Dataset content:
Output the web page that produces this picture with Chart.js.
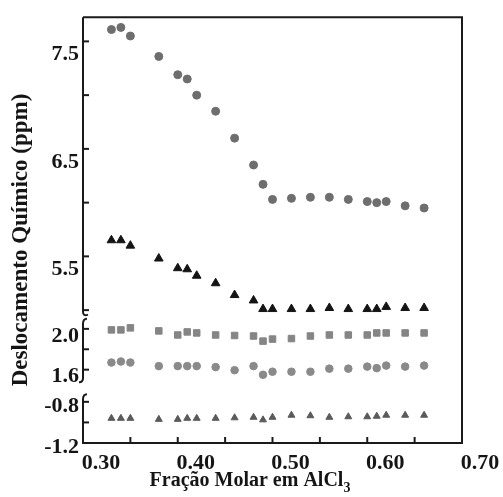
<!DOCTYPE html>
<html>
<head>
<meta charset="utf-8">
<script src="https://cdn.jsdelivr.net/npm/chart.js@4.4.0/dist/chart.umd.min.js"></script>
<style>
html, body { margin: 0; padding: 0; background: #fff; }
</style>
</head>
<body>
<canvas id="myChart" width="503" height="497"></canvas>
<script>
// fração molar (eixo x), comum a todas as séries
const fracaoMolar = [0.33, 0.34, 0.35, 0.38, 0.40, 0.41, 0.42, 0.44, 0.46, 0.48, 0.49, 0.50, 0.52, 0.54, 0.56, 0.58, 0.60, 0.61, 0.62, 0.64, 0.66];

// deslocamentos (ppm)
const circulosTopo = [7.61, 7.63, 7.55, 7.36, 7.19, 7.15, 7.00, 6.85, 6.60, 6.35, 6.17, 6.03, 6.04, 6.05, 6.05, 6.03, 6.01, 6.00, 6.01, 5.97, 5.95];
const triangulosTopo = [5.65, 5.65, 5.60, 5.48, 5.39, 5.38, 5.32, 5.25, 5.14, 5.09, 5.01, 5.01, 5.01, 5.01, 5.02, 5.01, 5.01, 5.01, 5.03, 5.02, 5.02];
const quadrados = [1.99, 1.99, 2.01, 1.98, 1.94, 1.97, 1.96, 1.94, 1.935, 1.93, 1.88, 1.90, 1.905, 1.93, 1.94, 1.94, 1.94, 1.96, 1.96, 1.96, 1.96];
const circulosMeio = [1.67, 1.68, 1.67, 1.635, 1.635, 1.635, 1.635, 1.625, 1.595, 1.635, 1.55, 1.58, 1.58, 1.58, 1.61, 1.61, 1.63, 1.615, 1.64, 1.63, 1.64];
const triangulosBase = [-0.96, -0.96, -0.96, -0.97, -0.97, -0.96, -0.96, -0.96, -0.955, -0.95, -0.975, -0.95, -0.93, -0.935, -0.95, -0.945, -0.945, -0.94, -0.93, -0.93, -0.93];

// marcas e rótulos dos eixos
const xTicks = [0.30, 0.35, 0.40, 0.45, 0.50, 0.55, 0.60, 0.65, 0.70];
const xTickLabels = ["0.30", "0.40", "0.50", "0.60", "0.70"];
const y1Ticks = [5.0, 5.5, 6.0, 6.5, 7.0, 7.5];
const y1TickLabels = ["5.5", "6.5", "7.5"];
const y2Ticks = [1.6, 1.8, 2.0];
const y2TickLabels = ["1.6", "2.0"];
const y3Ticks = [-1.2, -1.0, -0.8];
const y3TickLabels = ["-0.8", "-1.2"];

const fonte = "'Liberation Serif', 'Times New Roman', serif";
const corTexto = "#151515";

function pontos(ys) {
    return fracaoMolar.map((x, i) => ({x: x, y: ys[i]}));
}

function serie(ys, eixo, forma, cor, raio) {
    return {
        data: pontos(ys),
        yAxisID: eixo,
        pointStyle: forma,
        pointRadius: raio,
        pointBackgroundColor: cor,
        pointBorderColor: cor,
        pointBorderWidth: 1,
        showLine: false,
        clip: false
    };
}

function eixoY(ticks, labels, min, max, peso, ordem, offset) {
    return {
        type: "linear",
        position: "left",
        stack: "deslocamento",
        stackWeight: peso,
        weight: ordem,
        min: min,
        max: max,
        afterBuildTicks: s => { s.ticks = ticks.map(v => ({value: v})); },
        afterFit: s => { s.width = 83; },
        grid: {display: false, drawTicks: false},
        border: {display: false},
        ticks: {
            autoSkip: false,
            padding: 4,
            labelOffset: offset,
            color: corTexto,
            font: {family: fonte, size: 22, weight: "bold"},
            callback: v => {
                const s = Number(v).toFixed(1);
                return labels.includes(s) ? s : "";
            }
        }
    };
}

// moldura, marcas internas, quebras do eixo y e títulos
const marcas = {
    id: "marcas",
    afterDraw(chart) {
        const ctx = chart.ctx;
        const a = chart.chartArea;
        ctx.save();
        ctx.strokeStyle = "#1a1a1a";
        ctx.lineWidth = 2;
        ctx.beginPath();
        ctx.moveTo(a.left, a.top);
        ctx.lineTo(a.right, a.top);
        ctx.lineTo(a.right, a.bottom);
        ctx.lineTo(a.left - 1, a.bottom);
        ctx.stroke();

        const sx = chart.scales.x;
        sx.ticks.forEach(t => {
            const px = sx.getPixelForValue(t.value);
            ctx.beginPath();
            ctx.moveTo(px, a.bottom);
            ctx.lineTo(px, a.bottom - 6);
            ctx.stroke();
        });

        ["y1", "y2", "y3"].forEach(id => {
            const s = chart.scales[id];
            s.ticks.forEach(t => {
                const py = s.getPixelForValue(t.value);
                ctx.beginPath();
                ctx.moveTo(a.left, py);
                ctx.lineTo(a.left + 6, py);
                ctx.stroke();
            });
        });

        const x0 = a.left;
        const y1 = chart.scales.y1, y2 = chart.scales.y2, y3 = chart.scales.y3;
        // trecho superior
        ctx.beginPath();
        ctx.moveTo(x0, a.top);
        ctx.lineTo(x0, y1.bottom - 6);
        ctx.quadraticCurveTo(x0, y1.bottom - 1, x0 + 5, y1.bottom - 3);
        ctx.stroke();
        // trecho do meio
        ctx.beginPath();
        ctx.moveTo(x0 + 4, y2.top + 1);
        ctx.quadraticCurveTo(x0, y2.top + 1, x0, y2.top + 6);
        ctx.lineTo(x0, y2.bottom - 8);
        ctx.quadraticCurveTo(x0, y2.bottom - 4, x0 - 4, y2.bottom - 4);
        ctx.stroke();
        // trecho inferior
        ctx.beginPath();
        ctx.moveTo(x0 + 4, y3.top + 8);
        ctx.quadraticCurveTo(x0, y3.top + 8, x0, y3.top + 13);
        ctx.lineTo(x0, a.bottom);
        ctx.stroke();

        ctx.fillStyle = corTexto;
        ctx.textBaseline = "middle";
        // título do eixo x, com subscrito
        const base = "Fração Molar em AlCl";
        ctx.font = "bold 20px " + fonte;
        const w1 = ctx.measureText(base).width;
        ctx.font = "bold 14px " + fonte;
        const w2 = ctx.measureText("3").width;
        const xi = 250 - (w1 + w2) / 2;
        ctx.textAlign = "left";
        ctx.font = "bold 20px " + fonte;
        ctx.fillText(base, xi, 481);
        ctx.font = "bold 14px " + fonte;
        ctx.fillText("3", xi + w1, 488);

        // título do eixo y
        ctx.translate(21, 240);
        ctx.rotate(-Math.PI / 2);
        ctx.textAlign = "center";
        ctx.font = "bold 23px " + fonte;
        ctx.fillText("Deslocamento Químico (ppm)", 0, 0);
        ctx.restore();
    }
};

const ctx = document.getElementById("myChart").getContext("2d");

const myChart = new Chart(ctx, {
    type: "scatter",
    data: {
        datasets: [
            serie(circulosTopo, "y1", "circle", "#6e6e6e", 4),
            serie(triangulosTopo, "y1", "triangle", "#141414", 5),
            serie(quadrados, "y2", "rect", "#858585", 4.6),
            serie(circulosMeio, "y2", "circle", "#8a8a8a", 3.8),
            serie(triangulosBase, "y3", "triangle", "#5a5a5a", 4)
        ]
    },
    options: {
        responsive: false,
        animation: false,
        devicePixelRatio: 1,
        layout: {padding: {top: 15, right: 41, bottom: 0, left: 0}},
        plugins: {legend: {display: false}, tooltip: {enabled: false}},
        scales: {
            x: {
                type: "linear",
                position: "bottom",
                min: 0.30,
                max: 0.70,
                afterBuildTicks: s => { s.ticks = xTicks.map(v => ({value: v})); },
                afterFit: s => { s.height = 54; },
                grid: {display: false, drawTicks: false},
                border: {display: false},
                ticks: {
                    autoSkip: false,
                    maxRotation: 0,
                    padding: 7,
                    labelOffset: 18,
                    color: corTexto,
                    font: {family: fonte, size: 22, weight: "bold"},
                    callback: v => {
                        const s = Number(v).toFixed(2);
                        return xTickLabels.includes(s) ? s : "";
                    }
                }
            },
            y1: eixoY(y1Ticks, y1TickLabels, 4.93, 7.725, 302, 3, 13),
            y2: eixoY(y2Ticks, y2TickLabels, 1.437, 2.11, 69, 2, 7),
            y3: eixoY(y3Ticks, y3TickLabels, -1.2, -0.649, 57, 1, 4)
        }
    },
    plugins: [marcas]
});
</script>
</body>
</html>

Task objective: Restate exactly, please, only the lines between the start of the data and the line containing "0.62, 0.64, 0.66];", both ends included, skipping the pictures.

Response below:
Output the web page that produces this picture with Chart.js.
<!DOCTYPE html>
<html>
<head>
<meta charset="utf-8">
<script src="https://cdn.jsdelivr.net/npm/chart.js@4.4.0/dist/chart.umd.min.js"></script>
<style>
html, body { margin: 0; padding: 0; background: #fff; }
</style>
</head>
<body>
<canvas id="myChart" width="503" height="497"></canvas>
<script>
// fração molar (eixo x), comum a todas as séries
const fracaoMolar = [0.33, 0.34, 0.35, 0.38, 0.40, 0.41, 0.42, 0.44, 0.46, 0.48, 0.49, 0.50, 0.52, 0.54, 0.56, 0.58, 0.60, 0.61, 0.62, 0.64, 0.66];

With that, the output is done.